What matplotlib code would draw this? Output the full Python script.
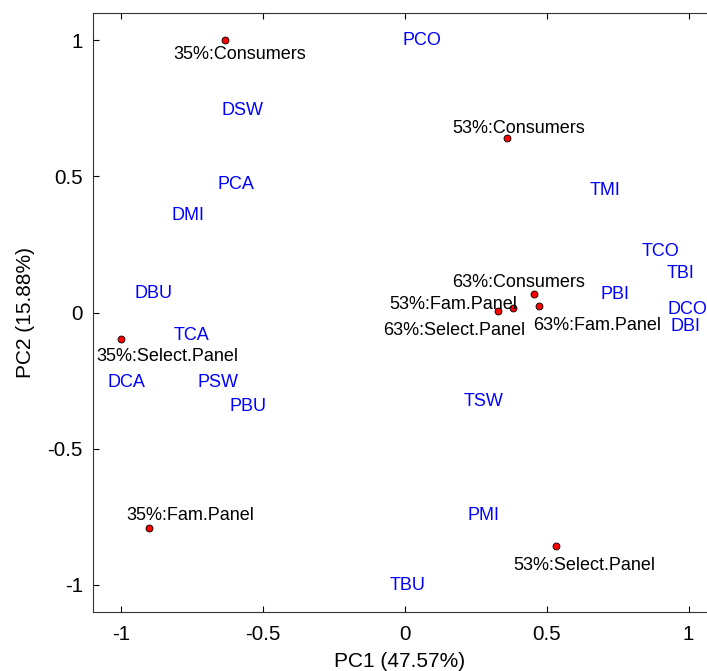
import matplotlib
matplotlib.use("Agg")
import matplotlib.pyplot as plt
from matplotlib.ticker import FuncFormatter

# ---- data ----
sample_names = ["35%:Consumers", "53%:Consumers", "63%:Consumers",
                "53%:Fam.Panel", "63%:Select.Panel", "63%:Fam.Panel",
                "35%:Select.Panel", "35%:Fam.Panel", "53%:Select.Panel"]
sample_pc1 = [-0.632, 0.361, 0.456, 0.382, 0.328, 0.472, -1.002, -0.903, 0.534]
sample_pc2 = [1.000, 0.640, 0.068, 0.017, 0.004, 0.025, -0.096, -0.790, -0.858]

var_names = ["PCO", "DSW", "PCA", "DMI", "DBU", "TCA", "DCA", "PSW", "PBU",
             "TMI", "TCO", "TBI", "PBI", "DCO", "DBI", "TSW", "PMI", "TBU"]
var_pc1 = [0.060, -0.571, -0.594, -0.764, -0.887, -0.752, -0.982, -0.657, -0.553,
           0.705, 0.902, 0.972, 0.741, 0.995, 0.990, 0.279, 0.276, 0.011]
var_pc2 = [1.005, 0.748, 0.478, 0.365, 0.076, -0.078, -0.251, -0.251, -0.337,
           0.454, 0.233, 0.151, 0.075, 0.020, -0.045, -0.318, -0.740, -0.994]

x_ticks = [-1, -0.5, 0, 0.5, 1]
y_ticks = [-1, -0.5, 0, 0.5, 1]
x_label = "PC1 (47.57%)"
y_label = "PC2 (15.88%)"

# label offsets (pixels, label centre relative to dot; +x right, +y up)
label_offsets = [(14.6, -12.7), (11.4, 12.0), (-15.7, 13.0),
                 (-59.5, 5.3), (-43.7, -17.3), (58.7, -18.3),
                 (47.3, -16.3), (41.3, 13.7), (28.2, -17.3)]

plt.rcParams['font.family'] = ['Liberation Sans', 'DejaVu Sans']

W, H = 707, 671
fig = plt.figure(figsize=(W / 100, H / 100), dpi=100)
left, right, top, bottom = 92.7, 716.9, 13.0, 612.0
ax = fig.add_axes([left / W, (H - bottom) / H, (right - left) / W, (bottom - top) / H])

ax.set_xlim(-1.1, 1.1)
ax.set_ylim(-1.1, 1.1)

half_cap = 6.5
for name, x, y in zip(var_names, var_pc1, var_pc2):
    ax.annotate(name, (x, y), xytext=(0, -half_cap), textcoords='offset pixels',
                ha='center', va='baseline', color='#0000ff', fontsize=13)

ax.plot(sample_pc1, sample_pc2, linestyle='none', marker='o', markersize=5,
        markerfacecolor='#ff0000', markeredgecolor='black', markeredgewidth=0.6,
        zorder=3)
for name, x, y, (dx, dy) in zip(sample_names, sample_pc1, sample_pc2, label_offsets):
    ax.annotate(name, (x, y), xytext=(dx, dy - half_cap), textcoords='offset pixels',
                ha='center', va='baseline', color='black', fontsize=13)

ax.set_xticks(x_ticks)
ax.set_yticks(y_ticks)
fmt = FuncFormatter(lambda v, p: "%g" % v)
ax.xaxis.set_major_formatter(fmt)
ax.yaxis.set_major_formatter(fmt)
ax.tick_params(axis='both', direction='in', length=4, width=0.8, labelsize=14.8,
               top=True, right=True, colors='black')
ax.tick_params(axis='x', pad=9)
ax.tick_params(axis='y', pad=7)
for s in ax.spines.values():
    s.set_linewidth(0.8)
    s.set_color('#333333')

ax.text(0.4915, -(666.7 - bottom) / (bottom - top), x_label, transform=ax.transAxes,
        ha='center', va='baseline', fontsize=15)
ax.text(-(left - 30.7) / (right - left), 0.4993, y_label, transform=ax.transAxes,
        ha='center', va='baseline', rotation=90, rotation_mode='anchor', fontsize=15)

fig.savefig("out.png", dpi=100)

* * * *

**Direction:** Extract, word for word, each line from the top of the data down to and including the line with "plt.rcParams['font.family'] = ['Liberation"; skip the pictures.

**Worked answer:**
What matplotlib code would draw this? Output the full Python script.
import matplotlib
matplotlib.use("Agg")
import matplotlib.pyplot as plt
from matplotlib.ticker import FuncFormatter

# ---- data ----
sample_names = ["35%:Consumers", "53%:Consumers", "63%:Consumers",
                "53%:Fam.Panel", "63%:Select.Panel", "63%:Fam.Panel",
                "35%:Select.Panel", "35%:Fam.Panel", "53%:Select.Panel"]
sample_pc1 = [-0.632, 0.361, 0.456, 0.382, 0.328, 0.472, -1.002, -0.903, 0.534]
sample_pc2 = [1.000, 0.640, 0.068, 0.017, 0.004, 0.025, -0.096, -0.790, -0.858]

var_names = ["PCO", "DSW", "PCA", "DMI", "DBU", "TCA", "DCA", "PSW", "PBU",
             "TMI", "TCO", "TBI", "PBI", "DCO", "DBI", "TSW", "PMI", "TBU"]
var_pc1 = [0.060, -0.571, -0.594, -0.764, -0.887, -0.752, -0.982, -0.657, -0.553,
           0.705, 0.902, 0.972, 0.741, 0.995, 0.990, 0.279, 0.276, 0.011]
var_pc2 = [1.005, 0.748, 0.478, 0.365, 0.076, -0.078, -0.251, -0.251, -0.337,
           0.454, 0.233, 0.151, 0.075, 0.020, -0.045, -0.318, -0.740, -0.994]

x_ticks = [-1, -0.5, 0, 0.5, 1]
y_ticks = [-1, -0.5, 0, 0.5, 1]
x_label = "PC1 (47.57%)"
y_label = "PC2 (15.88%)"

# label offsets (pixels, label centre relative to dot; +x right, +y up)
label_offsets = [(14.6, -12.7), (11.4, 12.0), (-15.7, 13.0),
                 (-59.5, 5.3), (-43.7, -17.3), (58.7, -18.3),
                 (47.3, -16.3), (41.3, 13.7), (28.2, -17.3)]

plt.rcParams['font.family'] = ['Liberation Sans', 'DejaVu Sans']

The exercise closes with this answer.